The warning comes as several demonstrators were reported killed by the regime forces as protests entered their sixth day. Protests, which began in Tehran, have spread to cities across Iran.
The BBC, on Friday, reported of “running battles between protesters and security forces,” as the Mullah regime faces the biggest public unrest in three years.
“At least seven people have been killed so far in violence surrounding the demonstrations, which were sparked in part by the collapse of Iran’s rial currency but have increasingly seen crowds chanting anti-government slogans,” the Associated Press noted.
Reuters reported President Trump’s remarks:
U.S. President Donald Trump threatened on Friday to come to the aid of protesters in Iran if security forces fire on them, days into unrest that has left several dead and posed the biggest internal threat to Iranian authorities in years.
“We are locked and loaded and ready to go,” he said in a social media post. The United States struck Iranian nuclear facilities in June, joining an Israeli air campaign that targeted Tehran’s atomic programme and military leadership. (…)
The comments came as a local official in western Iran where several deaths were reported was cited by state media as warning that any unrest or illegal gatherings would be met “decisively and without leniency”, raising the likelihood of escalation.
This week’s protests over soaring inflation have spread across Iran, with deadly confrontations between demonstrators and security forces focused in western provinces.
The Iranian regime responded to President Trump’s remarks with open threats.
Ali Larijani, a close confidant of Iran’s so-called ‘Supreme Leader’ Ayatollah Khamenei, accused the U.S. President of “adventurism” and told him to “take care of their own soldiers,” in an apparent reference to the regime’s growing ballistic and long-range missile arsenal.
Another top adviser to Iran’s Ayatollah, Ali Shamkhani, vowed to “cut … any interventionist hand that gets too close to the security” of the Shia-Islamic regime.

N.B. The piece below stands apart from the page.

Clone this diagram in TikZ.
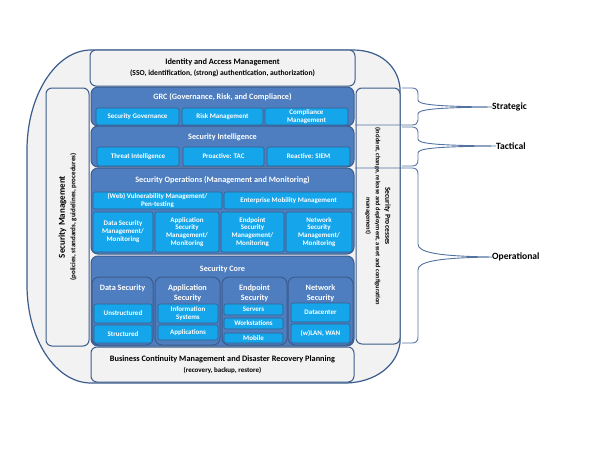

Protests began after the Iranian currency collapsed against the dollar last weekend, a direct result of President Trump’s policy of ‘Maximum Pressure’ on the regime. “The unrest began with a merchants’ strike in Tehran on December 28 against the severe economic crisis gripping the country, which has seen the value of its currency plummet to an all-time low, while inflation soared to over 40% in December,” German state-TV Deutsche Welle reported Friday. “The Iranian economy has struggled for years due to Western sanctions over Iran’s nuclear program.”
Protests, which were first triggered by the crashing currency, have turned into a nationwide anti-regime unrest, with demonstrators calling for an end to the 46-year-long Islamist rule and restoration of the monarchy. “Although protests took root in economic issues, demonstrator chants against Iran’s theocracy have been heard,” France24 TV channel reported.
The Iranian regime is well advised to take the U.S. warning seriously. President Trump recently ordered airstrikes against the Islamic State terrorist group in Syria and Nigeria.